My kids ( 9 & 11) both have friends and family that are on social media. Both my wife and I are online also, but we don’t feel they should be on social media yet.
Facebook has a limit of 13 years old, which is fine with me, but that doesn’t mean that at 13 my kids will be allowed to be on Facebook. Then you have Twitter, I am active on Twitter and like it a lot, my kids will NOT be on it any time soon. Let’s face it, there are some very nice people on Twitter but some of the content is very obscene. To be fair this is NOT limited to Twitter either.
So, the purpose of this post. Well, my kids have been asking and recently they asked about Instagram. I used to use Instagram but disabled my account to stay with Flickr, but I could understand them wanting to have this on their iPods. My wife and I discuss this over the weekend and I asked on Twitter for thoughts also, I appreciate the feedback from friends about it.
Our decision, yes. My wife and I are a partnership and our kids know that we talk things out and don’t act alone on issues involving them. They also know that we respect each other completely and “have each other’s back“. These are things that we would like our kids to learn and to expect to be part of life.
So, I created the accounts for my kids and they already have emails (really they are forward accounts that go to me). I then turn their accounts to private photos so that people have to be approved access to follow them. Of course, my wife and I followed them. We then added some of their friends and family. We have already explained the dangers of social media to them and repeat these warnings to them. I also want them to understand that things can live forever on the Internet and are very hard to remove.
We felt this is a good way for them to start social media besides some of the child specific services that we let them use.
The purpose of this post is to get a conversation going about having kids on social media, what age do you think is appropriate for your kids, what limits do you have or would have you in place. How will you monitor it? I will be talking more on these as they start, they do not know yet but will find out today after school.
Looking forward to hearing and communicating with other parents about this.

I let my son on Instagram. He’s eight. I have his account blocked and he is not allowed to have anyone follow that isn’t approved by me. Most of the kids in his grade are using it as well and it’s actually kind of funny to see what these kids post. I won’t let him on any other social media yet.
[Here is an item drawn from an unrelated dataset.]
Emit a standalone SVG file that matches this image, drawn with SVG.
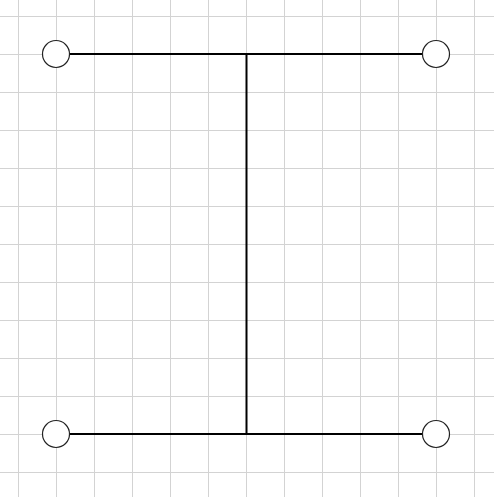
<svg xmlns="http://www.w3.org/2000/svg" width="494" height="497" viewBox="0 0 494 497">
<defs>
<style>
.grid line{stroke:#d3d3d3;stroke-width:1}
.conn{stroke:#000;stroke-width:2;fill:none}
.node{fill:#fff;stroke:#222;stroke-width:1.2}
</style>
<pattern id="g" x="18" y="16" width="38" height="38" patternUnits="userSpaceOnUse">
<path d="M0.5 0V38M0 0.5H38" stroke="#d3d3d3" stroke-width="1" fill="none"/>
</pattern>
</defs>
<rect width="494" height="497" fill="#fff"/>
<rect width="494" height="497" fill="url(#g)"/>
<g id="connectors">
<path class="conn" d="M69.5 54H422.5"/>
<path class="conn" d="M69.5 434H422.5"/>
<path class="conn" d="M246.5 54V434"/>
</g>
<g id="n1"><circle class="node" cx="56" cy="54" r="13.5"/></g>
<g id="n2"><circle class="node" cx="436" cy="54" r="13.5"/></g>
<g id="n3"><circle class="node" cx="56" cy="434" r="13.5"/></g>
<g id="n4"><circle class="node" cx="436" cy="434" r="13.5"/></g>
</svg>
We are the same then, this will be the only social media they are on. I am looking forward to seeing the pics they take see them change over time. I am surprised with how many kids are on facebook that are younger. I will accept friends from my nieces, nephews and other young family/friends but will not ask them. I figure that way there is other keeping an eye on them and helping out, once my kids are on I would hope other family/friends would do the same for me. We have to protect our kids.